The Politicization of religion
Well before the Rising, there were parliamentary attempts to achieve home rule for Ireland as there were a large number of Irish Members of Parliament in the Westminster led by Charles Parnell. According to Tim Pat Googan, an Irish journalist, William Gladstone’s Liberal party was ready to approve home rule in 1880s and it was the conservatives who deliberately played “The Orange Card” and to use fear of Catholic control over protestants living in the North to block it.
In 1913, as Home Rule was again being discussed, Edward Carson formed a paramilitary organization, the Ulster Volunteer Force, to forcible resist any attempt to impose Home Rule on the 6 northern counties. A mirror image was then created on the Catholic side which was a forerunner to the Irish Republican Army.

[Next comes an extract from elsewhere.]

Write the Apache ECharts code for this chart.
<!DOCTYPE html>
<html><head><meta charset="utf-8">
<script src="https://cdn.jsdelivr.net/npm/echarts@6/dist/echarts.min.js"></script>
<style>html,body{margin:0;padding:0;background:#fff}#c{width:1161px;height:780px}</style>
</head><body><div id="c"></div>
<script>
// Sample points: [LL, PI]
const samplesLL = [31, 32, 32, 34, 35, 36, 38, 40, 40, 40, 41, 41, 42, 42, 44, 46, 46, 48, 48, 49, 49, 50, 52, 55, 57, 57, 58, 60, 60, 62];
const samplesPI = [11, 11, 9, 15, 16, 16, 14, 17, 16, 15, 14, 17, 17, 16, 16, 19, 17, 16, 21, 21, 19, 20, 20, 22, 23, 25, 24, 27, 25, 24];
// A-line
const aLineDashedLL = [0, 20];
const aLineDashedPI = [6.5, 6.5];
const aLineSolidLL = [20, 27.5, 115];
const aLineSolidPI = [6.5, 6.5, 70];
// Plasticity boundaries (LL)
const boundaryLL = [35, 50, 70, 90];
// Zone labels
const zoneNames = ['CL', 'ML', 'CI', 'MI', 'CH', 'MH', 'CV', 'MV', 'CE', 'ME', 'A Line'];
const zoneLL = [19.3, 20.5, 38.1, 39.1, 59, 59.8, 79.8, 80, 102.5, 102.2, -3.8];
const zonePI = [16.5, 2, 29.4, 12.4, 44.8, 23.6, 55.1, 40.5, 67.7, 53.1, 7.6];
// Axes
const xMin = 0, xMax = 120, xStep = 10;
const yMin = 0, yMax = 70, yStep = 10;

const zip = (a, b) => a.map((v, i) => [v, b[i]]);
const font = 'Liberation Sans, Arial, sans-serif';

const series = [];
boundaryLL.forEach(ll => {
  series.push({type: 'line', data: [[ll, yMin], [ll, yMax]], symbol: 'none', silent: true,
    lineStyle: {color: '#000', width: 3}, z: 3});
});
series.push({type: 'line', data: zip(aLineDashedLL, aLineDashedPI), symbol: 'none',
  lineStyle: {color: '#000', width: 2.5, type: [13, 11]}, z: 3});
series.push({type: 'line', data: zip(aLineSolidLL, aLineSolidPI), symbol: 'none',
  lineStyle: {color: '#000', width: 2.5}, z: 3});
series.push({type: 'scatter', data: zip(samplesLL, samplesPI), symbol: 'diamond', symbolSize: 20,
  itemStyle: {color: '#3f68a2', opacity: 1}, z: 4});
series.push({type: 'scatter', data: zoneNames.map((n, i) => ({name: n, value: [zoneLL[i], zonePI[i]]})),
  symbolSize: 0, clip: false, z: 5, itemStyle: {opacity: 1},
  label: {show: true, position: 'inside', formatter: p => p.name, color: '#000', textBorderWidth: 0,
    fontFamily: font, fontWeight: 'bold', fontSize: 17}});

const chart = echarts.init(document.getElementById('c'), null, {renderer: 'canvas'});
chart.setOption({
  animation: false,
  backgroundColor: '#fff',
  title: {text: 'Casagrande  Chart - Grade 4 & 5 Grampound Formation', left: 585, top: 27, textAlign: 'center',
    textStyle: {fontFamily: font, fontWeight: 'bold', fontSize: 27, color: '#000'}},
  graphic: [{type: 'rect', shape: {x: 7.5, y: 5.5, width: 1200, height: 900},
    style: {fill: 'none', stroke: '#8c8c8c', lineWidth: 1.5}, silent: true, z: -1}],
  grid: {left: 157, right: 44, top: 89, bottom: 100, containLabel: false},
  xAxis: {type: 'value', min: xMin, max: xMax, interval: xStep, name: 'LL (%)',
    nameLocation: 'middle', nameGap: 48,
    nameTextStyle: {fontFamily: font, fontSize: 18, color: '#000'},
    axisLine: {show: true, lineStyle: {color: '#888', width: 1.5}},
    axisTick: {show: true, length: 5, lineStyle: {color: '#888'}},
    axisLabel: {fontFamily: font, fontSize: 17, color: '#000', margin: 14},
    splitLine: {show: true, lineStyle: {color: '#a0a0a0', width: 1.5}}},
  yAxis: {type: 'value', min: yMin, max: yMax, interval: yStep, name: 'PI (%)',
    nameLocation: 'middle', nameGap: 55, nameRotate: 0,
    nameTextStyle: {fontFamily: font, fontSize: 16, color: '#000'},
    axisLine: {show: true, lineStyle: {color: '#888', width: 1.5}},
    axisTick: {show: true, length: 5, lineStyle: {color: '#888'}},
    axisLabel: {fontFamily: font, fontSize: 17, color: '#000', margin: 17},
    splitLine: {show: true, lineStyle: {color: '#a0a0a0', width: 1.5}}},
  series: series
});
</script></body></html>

One aspect of the new Irish Free State was the apparently deep religious conviction of many of its political leaders who seemed to go out of their way to pass legislation to show their piety despite opposition from the Protestants who lived in the South such as the Irish poet William Butler Yeats. In a 1925 debate on outlawing divorce, for example, Yeats made a compelling speech urging the Irish Parliament to refrain from passing laws that the Protestant North would not find acceptable as it would only drive the communities farther apart and make re-unification impossible. Yeats and others were ignored in this and other sectarian issues and Ireland has lived with the consequences ever since.
The North, of course, went further than simply protecting Protestant interests and essentially disenfranchized Catholics in the six counties leading eventually to the sectarian “troubles” of the 1960s and 70s.

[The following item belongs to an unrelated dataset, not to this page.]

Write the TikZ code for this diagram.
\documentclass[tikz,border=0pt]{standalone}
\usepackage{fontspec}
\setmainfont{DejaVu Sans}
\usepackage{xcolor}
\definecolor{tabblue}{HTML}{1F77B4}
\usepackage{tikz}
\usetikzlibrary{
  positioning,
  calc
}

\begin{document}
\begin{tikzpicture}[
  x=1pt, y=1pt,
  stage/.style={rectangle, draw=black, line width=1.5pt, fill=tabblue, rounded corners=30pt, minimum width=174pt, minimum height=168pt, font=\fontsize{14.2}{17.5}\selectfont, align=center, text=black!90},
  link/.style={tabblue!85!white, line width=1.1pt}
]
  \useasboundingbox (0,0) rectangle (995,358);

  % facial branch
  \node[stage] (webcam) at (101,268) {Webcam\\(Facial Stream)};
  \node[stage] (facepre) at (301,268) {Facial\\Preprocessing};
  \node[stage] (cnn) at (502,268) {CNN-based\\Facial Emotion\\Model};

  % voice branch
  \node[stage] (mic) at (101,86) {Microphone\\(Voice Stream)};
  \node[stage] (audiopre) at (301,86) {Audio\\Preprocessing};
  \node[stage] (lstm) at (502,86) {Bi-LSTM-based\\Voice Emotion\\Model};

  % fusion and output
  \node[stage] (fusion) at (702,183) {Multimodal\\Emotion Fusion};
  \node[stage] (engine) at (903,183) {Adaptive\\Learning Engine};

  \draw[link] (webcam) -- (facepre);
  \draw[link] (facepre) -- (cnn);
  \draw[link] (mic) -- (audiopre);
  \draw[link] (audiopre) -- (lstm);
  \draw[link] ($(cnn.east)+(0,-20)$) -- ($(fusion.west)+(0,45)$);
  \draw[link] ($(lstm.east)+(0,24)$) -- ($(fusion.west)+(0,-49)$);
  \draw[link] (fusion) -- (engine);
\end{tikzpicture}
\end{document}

Lessons for the Middle East
In my class on Strategy and Geopolitics last term, we had the good fortune to have students from Lebanon, Kuwait, and Israel and the one thing they all agreed upon was that the different conflicts in the region were primarily political and that religious issues were mostly used to further political ends.
Fear of religious persecution can be a powerful motivation to win votes and political support and religious fervor can be used to justify murder, war, and the de-humanization of whole groups of people.
In class, we made reference to the fact that religious wars were common in Europe up until the Peace of Westphalia in 1648 and that the Catholic – Protestant conflict was allowed (or perhaps encouraged) in Ulster up until recent times.
It has taken the Irish 100 years to go from the Rising to the presently tolerant and prosperous country I visited last week and I can only hope that it will not take so long to find lasting peace between Israel and her neighbors on the one hand and between Shia and Sunni on the other.
Religion can have a central place in people’s lives but politics should be left to politicians and they should not weaponize people’s beliefs.